I think it's safe to say most horses aren't highly keen on being ridden bareback. Most of us simply do not have the balance or skill to make it as enjoyable for them as it is for us. I know a lot of horses that act up bareback, and it can be for a number of reasons - discomfort and attitude being amongst the top. Most horses figure out MIGHTY fast you don't stick as well without a saddle and you're a lot easier to dump. 

I've been riding bareback my entire life, and as a result, I tend to ride 10x better without a saddle then with one. My Arab tends to be a lot happier when we ride bareback, she works better and hollows less.
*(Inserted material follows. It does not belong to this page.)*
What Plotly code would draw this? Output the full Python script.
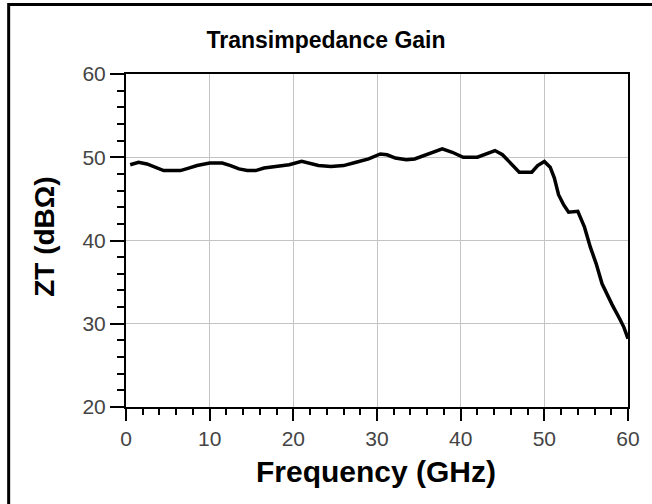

This is very much the exception to the rule. My Paint filly figured out within a dozen rides she could dump me without a saddle, and so we've put bareback on hold.

If your mare is bolting from the fence, I would actually train her to be ridden bareback - climbing up fences is for trained horses. I would work on having her at a mounting block and easing on. Another huge issues is virtually everyone I know has NO clue how to mount bareback without causing the horse discomfort. Flying through the air and landing with a thud is not going to make him happy about the experience.

Do the same type of work you did as when you taught her to accept a saddle and she'll likely come around.


----------



## Clair (Jun 7, 2010)

NOOOOOO.
 Complete myth

*Disclaimer
Riding badly using a western, australian, or English saddle, or bareback, or on a magic carpet, is bad for the horse. Bouncing on your horses' back is bad in any gear.
But you probably knew that part already.

Pfft. Mounting is fine! If you don't have access to a 3 step or a sturdy fence (leg over) bring a feed bucket with you. Then GENTLY get your tummy on your horses back, with just a little hop. Proceed to wiggle in an undignified manner until you can get your booty where it goes. It serves double purpose to desensitive your horse to that kind of flailing.
_Posted via Mobile Device_


----------



## Saddlebag (Jan 17, 2011)

When bareback the rider moves on the horse's back much more so than when restricted with a saddle. It is this almost continual movement that keeps the horse comfortable. My good gelding preferred that I ride bareback and he would do a wonderful piaffe that couldn't be achieved when saddled.


----------